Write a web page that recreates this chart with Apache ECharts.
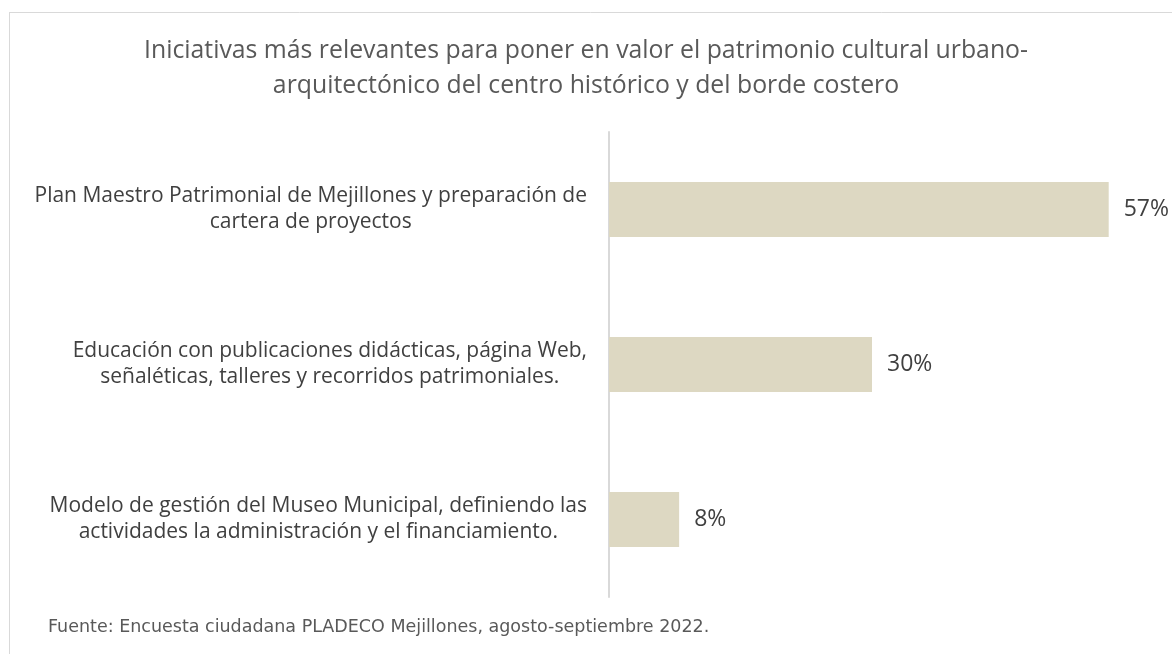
<!DOCTYPE html>
<html>
<head>
<meta charset="utf-8">
<script src="https://cdn.jsdelivr.net/npm/echarts@6/dist/echarts.min.js"></script>
<style>
html,body{margin:0;padding:0;background:#fff;}
#chart{width:1172px;height:654px;}
</style>
</head>
<body>
<div id="chart"></div>
<script>
const titleText = "Iniciativas más relevantes para poner en valor el patrimonio cultural urbano-\narquitectónico del centro histórico y del borde costero";
const categories = [
  "Plan Maestro Patrimonial de Mejillones y preparación de\ncartera de proyectos",
  "Educación con publicaciones didácticas, página Web,\nseñaléticas, talleres y recorridos patrimoniales.",
  "Modelo de gestión del Museo Municipal, definiendo las\nactividades la administración y el financiamiento."
];
const values = [57, 30, 8];
const sourceText = "Fuente: Encuesta ciudadana PLADECO Mejillones, agosto-septiembre 2022.";

const FONT = "Open Sans";
const chart = echarts.init(document.getElementById('chart'), null, {renderer: 'canvas'});
chart.setOption({
  backgroundColor: '#ffffff',
  animation: false,
  title: {
    text: titleText,
    left: 'center',
    top: 28,
    textStyle: {fontFamily: FONT, fontSize: 24.8, fontWeight: 'normal', color: '#595959', lineHeight: 35}
  },
  graphic: [
    {type: 'line', shape: {x1: 9, y1: 12.5, x2: 1172, y2: 12.5}, style: {stroke: '#d9d9d9', lineWidth: 1}},
    {type: 'line', shape: {x1: 9.5, y1: 12, x2: 9.5, y2: 654}, style: {stroke: '#d9d9d9', lineWidth: 1}},
    {type: 'text', left: 48, top: 618, style: {text: sourceText, fontFamily: 'DejaVu Sans', fontSize: 17.5, fill: '#595959'}}
  ],
  grid: {left: 609, top: 132, bottom: 57, right: 37, containLabel: false},
  xAxis: {type: 'value', min: 0, max: 60, show: false, splitLine: {show: false}},
  yAxis: {
    type: 'category',
    data: categories,
    inverse: true,
    axisLine: {show: true, lineStyle: {color: '#d9d9d9', width: 2}},
    axisTick: {show: false},
    axisLabel: {
      margin: 22,
      align: 'right',
      formatter: function (v) { return v.split('\n').map(s => '{c|' + s + '}').join('\n'); },
      rich: {c: {align: 'center', fontFamily: FONT, fontSize: 21, color: '#404040', lineHeight: 26}}
    }
  },
  series: [{
    type: 'bar',
    data: values,
    barWidth: 55,
    itemStyle: {color: '#ddd8c2'},
    label: {show: true, position: 'right', distance: 15, formatter: '{c}%', fontFamily: FONT, fontSize: 23, color: '#404040'}
  }]
});
</script>
</body>
</html>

________

Without the pictures, output the full listing exactly as it stands.

Write a web page that recreates this chart with Apache ECharts.
<!DOCTYPE html>
<html>
<head>
<meta charset="utf-8">
<script src="https://cdn.jsdelivr.net/npm/echarts@6/dist/echarts.min.js"></script>
<style>
html,body{margin:0;padding:0;background:#fff;}
#chart{width:1172px;height:654px;}
</style>
</head>
<body>
<div id="chart"></div>
<script>
const titleText = "Iniciativas más relevantes para poner en valor el patrimonio cultural urbano-\narquitectónico del centro histórico y del borde costero";
const categories = [
  "Plan Maestro Patrimonial de Mejillones y preparación de\ncartera de proyectos",
  "Educación con publicaciones didácticas, página Web,\nseñaléticas, talleres y recorridos patrimoniales.",
  "Modelo de gestión del Museo Municipal, definiendo las\nactividades la administración y el financiamiento."
];
const values = [57, 30, 8];
const sourceText = "Fuente: Encuesta ciudadana PLADECO Mejillones, agosto-septiembre 2022.";

const FONT = "Open Sans";
const chart = echarts.init(document.getElementById('chart'), null, {renderer: 'canvas'});
chart.setOption({
  backgroundColor: '#ffffff',
  animation: false,
  title: {
    text: titleText,
    left: 'center',
    top: 28,
    textStyle: {fontFamily: FONT, fontSize: 24.8, fontWeight: 'normal', color: '#595959', lineHeight: 35}
  },
  graphic: [
    {type: 'line', shape: {x1: 9, y1: 12.5, x2: 1172, y2: 12.5}, style: {stroke: '#d9d9d9', lineWidth: 1}},
    {type: 'line', shape: {x1: 9.5, y1: 12, x2: 9.5, y2: 654}, style: {stroke: '#d9d9d9', lineWidth: 1}},
    {type: 'text', left: 48, top: 618, style: {text: sourceText, fontFamily: 'DejaVu Sans', fontSize: 17.5, fill: '#595959'}}
  ],
  grid: {left: 609, top: 132, bottom: 57, right: 37, containLabel: false},
  xAxis: {type: 'value', min: 0, max: 60, show: false, splitLine: {show: false}},
  yAxis: {
    type: 'category',
    data: categories,
    inverse: true,
    axisLine: {show: true, lineStyle: {color: '#d9d9d9', width: 2}},
    axisTick: {show: false},
    axisLabel: {
      margin: 22,
      align: 'right',
      formatter: function (v) { return v.split('\n').map(s => '{c|' + s + '}').join('\n'); },
      rich: {c: {align: 'center', fontFamily: FONT, fontSize: 21, color: '#404040', lineHeight: 26}}
    }
  },
  series: [{
    type: 'bar',
    data: values,
    barWidth: 55,
    itemStyle: {color: '#ddd8c2'},
    label: {show: true, position: 'right', distance: 15, formatter: '{c}%', fontFamily: FONT, fontSize: 23, color: '#404040'}
  }]
});
</script>
</body>
</html>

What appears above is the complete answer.